Whatever one’s views about the Iraq war and its legitimacy (the Chilcot Inquiry is grandstand viewing in that respect); all of us have a common belief that we have a duty to assist in the reconstruction of Iraq and in developing its economic future.
It is clear, however, that British business is punching well below its weight in this respect.
The Middle East Association, one of the most active trade associations in the region, which is keen to promote British business in Iraq, reports that only one out of 50 companies at the recent Erbil international trade fair in the Iraqi Kurdistan region was British.
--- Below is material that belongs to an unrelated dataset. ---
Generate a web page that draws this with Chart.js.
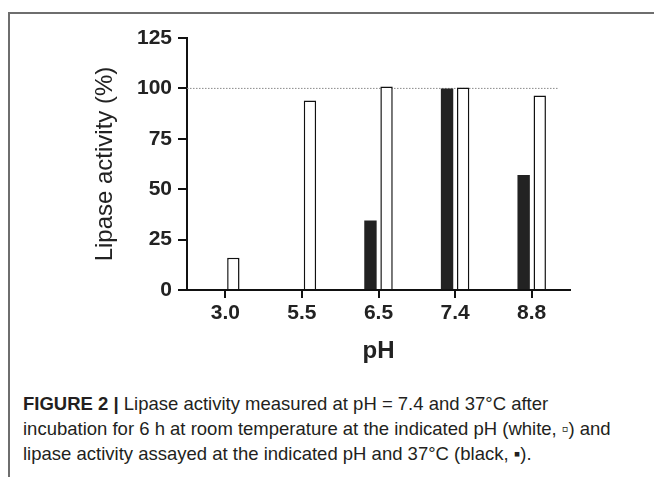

This compares with the presence of numerous Austrian, French and Italian and German companies.
This is symptomatic of the British neglect of the need to do business with Iraq.
Another reason why business is not thriving between Britain and Iraq, is the great difficulty experienced by Iraqi business people in securing a visa to visit Britain.
Iraqi nationals have to go to Amman, Jordan, Beirut or Abu Dhabi to apply for a visa in person, as there is no issuing facility within Iraq. This means travelling to another country and waiting (under normal circumstances) for at least a week, when it is decided whether or not the visa will be granted.
Business people frequently experience such long delays that they miss conferences or exhibitions and decide to cancel their visit. If they are unsuccessful they simply have to travel back to Iraq, having waited fruitlessly in Amman for a week or two. There are myriad examples of Iraqi business people experiencing total frustration with our visa system.
Visits by Iraqi business people to the UK are vital if we are to promote British business in Iraq. How can they, for example, inspect manufacturing facilities, meet senior management and receive training and after-sales assistance without being able to visit suppliers in Britain?
The government needs to firmly grasp this issue. It has repeatedly promised action over the past two years but nothing has been done to improve the situation. The contrast with countries such as France and Germany could not be greater. They have issuing facilities in both Baghdad and Erbil.
My question on January 19 is designed to highlight this important issue and ensure that full visa-issuing facilities are opened in Erbil and Baghdad.